Each entry below is to be written out exactly, and the pictures are to be left out.

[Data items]
— START —

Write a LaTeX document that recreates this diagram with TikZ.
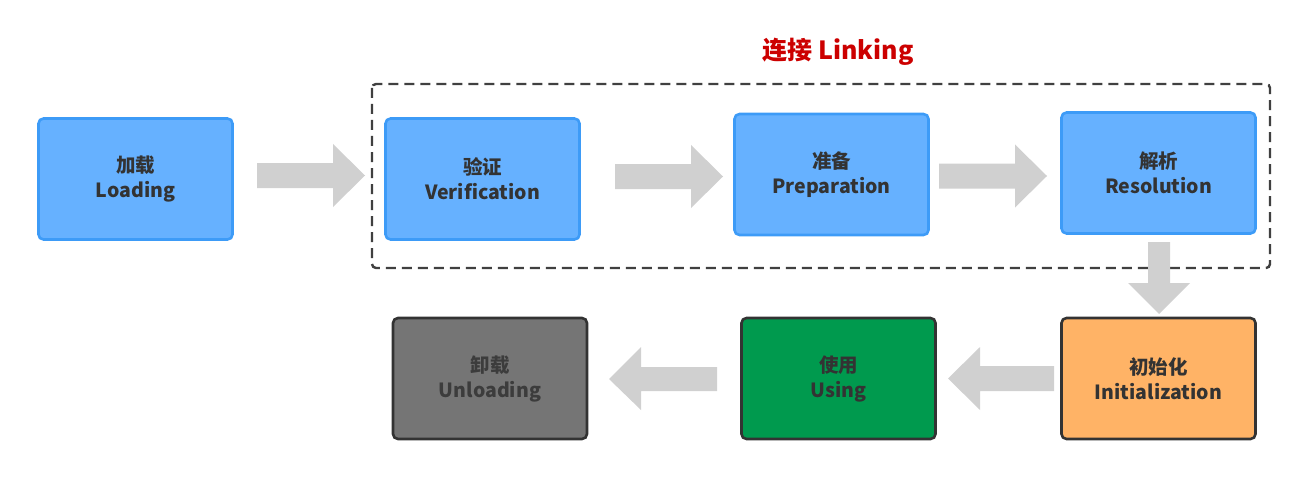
\documentclass[tikz,border=0pt]{standalone}
\usepackage{fontspec}
\setmainfont{Noto Sans CJK SC}
\definecolor{bluefill}{HTML}{66B1FF}
\definecolor{blueline}{HTML}{3D9BF7}
\definecolor{darkline}{HTML}{333333}
\definecolor{txt}{HTML}{333333}
\definecolor{orangefill}{HTML}{FFB366}
\definecolor{greenfill}{HTML}{009A4E}
\definecolor{grayfill}{HTML}{757575}
\definecolor{graytxt}{HTML}{3C3C3C}
\definecolor{arrowgray}{HTML}{D0D0D0}
\definecolor{titlered}{HTML}{CC0000}
\definecolor{frameline}{HTML}{404040}
\tikzset{
  stagebox/.style={draw, line width=2.6pt, rounded corners=5pt, minimum width=194pt, minimum height=121pt,
    inner sep=0pt, align=center, text=txt, font=\fontsize{19.5}{25}\selectfont\bfseries},
  bluebox/.style={stagebox, fill=bluefill, draw=blueline},
  orangebox/.style={stagebox, fill=orangefill, draw=darkline},
  greenbox/.style={stagebox, fill=greenfill, draw=darkline},
  graybox/.style={stagebox, fill=grayfill, draw=darkline, text=graytxt},
  blockarrow/.style={fill=arrowgray, draw=none},
  linkframe/.style={draw=frameline, line width=2.4pt, dash pattern=on 10pt off 6pt, rounded corners=4pt},
}
\begin{document}
\begin{tikzpicture}[x=1pt,y=-1pt]
\useasboundingbox (0,0) rectangle (1290,484);
% dashed linking frame
\draw[linkframe] (372,84) rectangle (1270,268);
\node[text=titlered, font=\fontsize{25}{30}\selectfont\bfseries] (title) at (838,52) {连接 Linking};
% boxes
\node[bluebox] (load) at (135.5,179) {加载\\Loading};
\node[bluebox] (verif) at (482.5,179) {验证\\Verification};
\node[bluebox] (prep) at (831.5,174.5) {准备\\Preparation};
\node[bluebox] (resol) at (1158.5,173) {解析\\Resolution};
\node[orangebox] (init) at (1158.5,378.5) {初始化\\Initialization};
\node[greenbox] (using) at (838.5,378.5) {使用\\Using};
\node[graybox] (unload) at (490,378.5) {卸载\\Unloading};
% block arrows (right)
\fill[blockarrow] (257,163) -- (333,163) -- (333,144) -- (365,175.5) -- (333,207) -- (333,188) -- (257,188) -- cycle;
\fill[blockarrow] (615,164) -- (691,164) -- (691,145) -- (723,176.5) -- (691,208) -- (691,189) -- (615,189) -- cycle;
\fill[blockarrow] (939,163.5) -- (1015,163.5) -- (1015,144.5) -- (1047,176) -- (1015,207.5) -- (1015,188.5) -- (939,188.5) -- cycle;
% down arrow
\fill[blockarrow] (1148,242) -- (1170,242) -- (1170,283) -- (1190,283) -- (1159,314) -- (1128,283) -- (1148,283) -- cycle;
% left arrows
\fill[blockarrow] (1054,366) -- (980,366) -- (980,347) -- (948,378.5) -- (980,410) -- (980,391) -- (1054,391) -- cycle;
\fill[blockarrow] (717,367) -- (641,367) -- (641,347) -- (609,379) -- (641,410) -- (641,391) -- (717,391) -- cycle;
\end{tikzpicture}
\end{document}
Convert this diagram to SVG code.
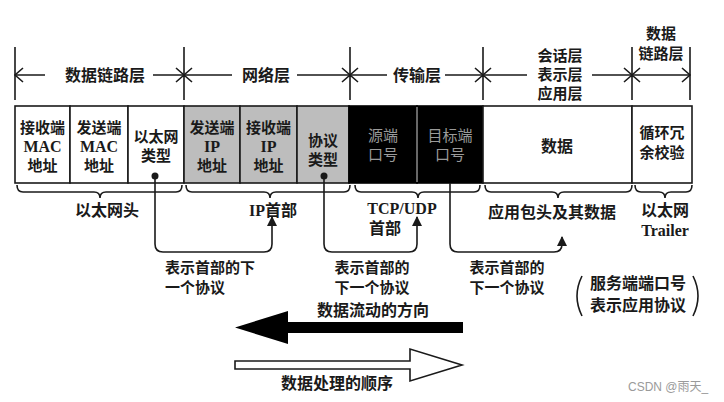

— END —

SOLUTION FOR THIS EXERCISE =>
Write a LaTeX document that recreates this diagram with TikZ.
\documentclass[tikz,border=0pt]{standalone}
\usepackage{fontspec}
\setmainfont{Noto Sans CJK SC}
\definecolor{bluefill}{HTML}{66B1FF}
\definecolor{blueline}{HTML}{3D9BF7}
\definecolor{darkline}{HTML}{333333}
\definecolor{txt}{HTML}{333333}
\definecolor{orangefill}{HTML}{FFB366}
\definecolor{greenfill}{HTML}{009A4E}
\definecolor{grayfill}{HTML}{757575}
\definecolor{graytxt}{HTML}{3C3C3C}
\definecolor{arrowgray}{HTML}{D0D0D0}
\definecolor{titlered}{HTML}{CC0000}
\definecolor{frameline}{HTML}{404040}
\tikzset{
  stagebox/.style={draw, line width=2.6pt, rounded corners=5pt, minimum width=194pt, minimum height=121pt,
    inner sep=0pt, align=center, text=txt, font=\fontsize{19.5}{25}\selectfont\bfseries},
  bluebox/.style={stagebox, fill=bluefill, draw=blueline},
  orangebox/.style={stagebox, fill=orangefill, draw=darkline},
  greenbox/.style={stagebox, fill=greenfill, draw=darkline},
  graybox/.style={stagebox, fill=grayfill, draw=darkline, text=graytxt},
  blockarrow/.style={fill=arrowgray, draw=none},
  linkframe/.style={draw=frameline, line width=2.4pt, dash pattern=on 10pt off 6pt, rounded corners=4pt},
}
\begin{document}
\begin{tikzpicture}[x=1pt,y=-1pt]
\useasboundingbox (0,0) rectangle (1290,484);
% dashed linking frame
\draw[linkframe] (372,84) rectangle (1270,268);
\node[text=titlered, font=\fontsize{25}{30}\selectfont\bfseries] (title) at (838,52) {连接 Linking};
% boxes
\node[bluebox] (load) at (135.5,179) {加载\\Loading};
\node[bluebox] (verif) at (482.5,179) {验证\\Verification};
\node[bluebox] (prep) at (831.5,174.5) {准备\\Preparation};
\node[bluebox] (resol) at (1158.5,173) {解析\\Resolution};
\node[orangebox] (init) at (1158.5,378.5) {初始化\\Initialization};
\node[greenbox] (using) at (838.5,378.5) {使用\\Using};
\node[graybox] (unload) at (490,378.5) {卸载\\Unloading};
% block arrows (right)
\fill[blockarrow] (257,163) -- (333,163) -- (333,144) -- (365,175.5) -- (333,207) -- (333,188) -- (257,188) -- cycle;
\fill[blockarrow] (615,164) -- (691,164) -- (691,145) -- (723,176.5) -- (691,208) -- (691,189) -- (615,189) -- cycle;
\fill[blockarrow] (939,163.5) -- (1015,163.5) -- (1015,144.5) -- (1047,176) -- (1015,207.5) -- (1015,188.5) -- (939,188.5) -- cycle;
% down arrow
\fill[blockarrow] (1148,242) -- (1170,242) -- (1170,283) -- (1190,283) -- (1159,314) -- (1128,283) -- (1148,283) -- cycle;
% left arrows
\fill[blockarrow] (1054,366) -- (980,366) -- (980,347) -- (948,378.5) -- (980,410) -- (980,391) -- (1054,391) -- cycle;
\fill[blockarrow] (717,367) -- (641,367) -- (641,347) -- (609,379) -- (641,410) -- (641,391) -- (717,391) -- cycle;
\end{tikzpicture}
\end{document}
Convert this diagram to SVG code.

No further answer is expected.